AIM:
Exactly as written, quote every line that follows, skipping the images.

◇ ◇ ◇ ◇

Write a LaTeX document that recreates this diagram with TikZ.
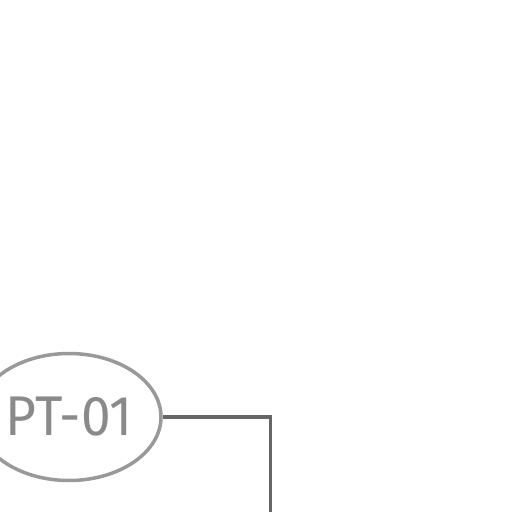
\documentclass[tikz,border=0pt]{standalone}
\usepackage{fontspec}
\setmainfont{Fira Sans}
\usetikzlibrary{shapes.geometric}
\definecolor{ringgray}{HTML}{999999}
\definecolor{textgray}{HTML}{8A8A8A}
\definecolor{linegray}{HTML}{666666}
\tikzset{
  tag/.style={ellipse, draw=ringgray, line width=3.5pt, minimum width=184pt, minimum height=127pt, inner sep=0pt, text=textgray, font=\fontsize{56}{56}\selectfont},
  pipe/.style={draw=linegray, line width=3.5pt}
}
\begin{document}
\begin{tikzpicture}[x=1pt,y=-1pt]
\useasboundingbox (0,0) rectangle (512,512);
\node[tag] (pt) at (69,417) {\scalebox{0.95}[1]{PT-01}};
\coordinate (bend) at (270.5,417);
\coordinate (end) at (270.5,520);
\draw[pipe] (pt.east) -- (bend) -- (end);
\end{tikzpicture}
\end{document}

◇ ◇ ◇ ◇

FINISHED ANSWER:
Write a LaTeX document that recreates this diagram with TikZ.
\documentclass[tikz,border=0pt]{standalone}
\usepackage{fontspec}
\setmainfont{Fira Sans}
\usetikzlibrary{shapes.geometric}
\definecolor{ringgray}{HTML}{999999}
\definecolor{textgray}{HTML}{8A8A8A}
\definecolor{linegray}{HTML}{666666}
\tikzset{
  tag/.style={ellipse, draw=ringgray, line width=3.5pt, minimum width=184pt, minimum height=127pt, inner sep=0pt, text=textgray, font=\fontsize{56}{56}\selectfont},
  pipe/.style={draw=linegray, line width=3.5pt}
}
\begin{document}
\begin{tikzpicture}[x=1pt,y=-1pt]
\useasboundingbox (0,0) rectangle (512,512);
\node[tag] (pt) at (69,417) {\scalebox{0.95}[1]{PT-01}};
\coordinate (bend) at (270.5,417);
\coordinate (end) at (270.5,520);
\draw[pipe] (pt.east) -- (bend) -- (end);
\end{tikzpicture}
\end{document}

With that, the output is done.